Filinvest Land Inc. raised P11.9 billion through a bond sale.
Tristan Las Marias, Filinvest Land president, said the bonds were 10x oversubscribed, a testament to the “solid reception” it received from the capital market.
This signals “investor optimism” over the company’s prospects as well as that of the economy, Las Marias said.
Filinvest Land issued the bonds to refinance maturing obligations and supplement the company’s fund sources for its 2022 capital expenditures.
“Our capex program includes launches of new residential development either as expansion in areas where we already have a strong business presence or as an expansion in new and emerging markets which offer large unserved business opportunities. Our sales and revenues have been growing, and with the help of these new residential inventories that we will launch, we will be able to sustain our growth and recover to pre-pandemic levels faster,” Las Marias said.

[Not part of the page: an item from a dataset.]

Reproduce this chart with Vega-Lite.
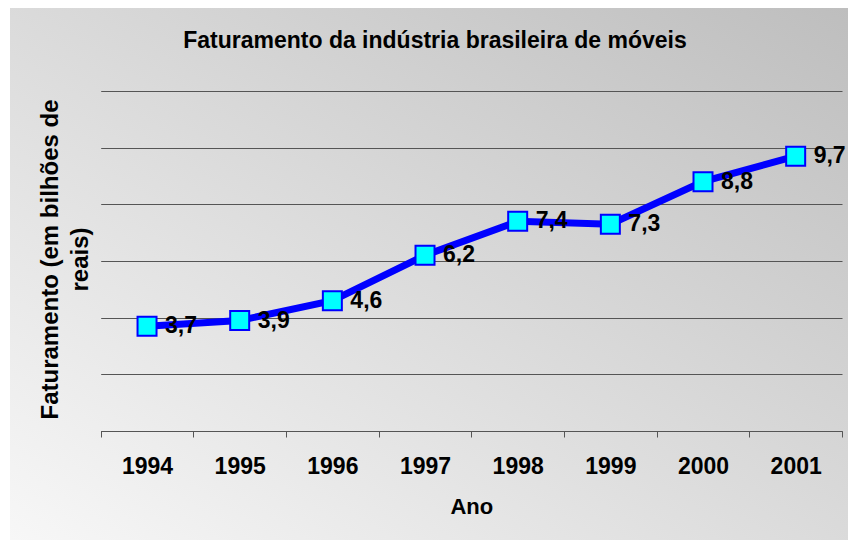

“We will also use the proceeds of the bonds to support our new businesses, such as co-living spaces, logistic spaces, and innovation park businesses,” he added.
Las Marias said by the third quarter of the year, Filinvest Land will open The Crib Clark, the realtor’s first co-living development in Clark Freeport, Pampanga. It will be followed by The Crib Alabang and The Crib Mandaluyong.
“In the industrial business segment, we are developing, together with BCDA (Bases Conversion and Development Authority), our Innovation Park in New Clark City in Tarlac and our very own Filinvest Technopark Phase 2 in Calamba, Laguna. Both are poised to become the destination of choice for logistics, e-commerce, light manufacturing, and storage business operators in the Central Luzon and Greater Metro Manila business corridors,” Las Marias said.
The bonds were assigned by the Philippine Ratings Services Corp. its highest rate – PRS Aaa.